Schematic diagram of the Titanic’s propulsion plant. (Samuel Halpern)
2
ENGINE ROOM PERSONNEL, THEIR DUTIES AND ORIGINS
The following table gives the muster of engine and boiler room personnel - the Black Gang - which formed the major part of the engineering department aboard the Titanic.
Position
Number Signed On
Saved
Chief Engineer
1
0
Engineers
24
0
Electricians
6
0
Boilermaker
1
0
Junior Boilermaker
1
0
Plumber
1
0
Storekeepers
4
0
Leading Firemen
13
3
Greasers
33
4
Firemen/Stokers
161
44
Trimmers
72
19
Engineers
The engineers in 1912 were not considered as officers (for they wore no ‘executive curl’ on their sleeve insignia), and were responsible for the management and organisation of men in the engine and boiler rooms, together with the smooth, efficient and safe running of the boilers and main steam engines.
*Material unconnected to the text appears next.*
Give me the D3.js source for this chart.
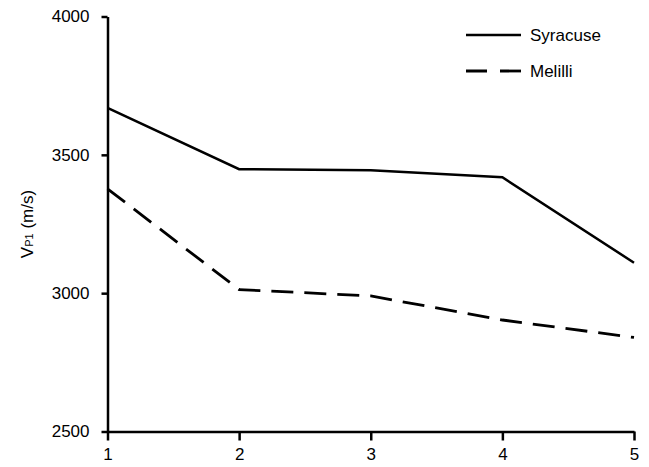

In the engineer’s structure, the chief engineer did not stand a watch but worked day-work and was in overall charge of the engineering department and its personnel. He was responsible for the safe and economical running of the engines, its fuel consumption and overseeing any breakdowns. In ships of the day his day probably started at 6 a.m. and before breakfast at 8 a.m. he had been round the bunkers to ascertain the amount of fuel remaining. This was a very important matter as it was uneconomical either to run short of coal or to have more than was reasonably necessary to complete the voyage. The former involved deviation to the nearest port to bunker; while the latter meant carrying coal bought, perhaps, in a port where it was more expensive than another port where it could be purchased cheaper.
In a ship as large as the Titanic the chief engineer would allocate about two hours’ work to be done in the forenoon for writing up details of the ship’s performance and keeping the top copy of the engine room log up to date. He would either take or delegate the third engineers of the watch to take ‘indicator cards’ to ascertain the indicated horsepower of the engines. He would also complete any records of any overhaul or adjustments that were made on the machinery.
About 11 a.m. he may well have had a meeting with the commander, the chief officer and doctor prior to any daily inspection of the ship. In this case the chief engineer’s particular interest was in the auxiliary machinery throughout the ship, electric light fittings, etc., as the latter in a vessel of the Titanic’s size were apt to be damaged if they were not closely watched.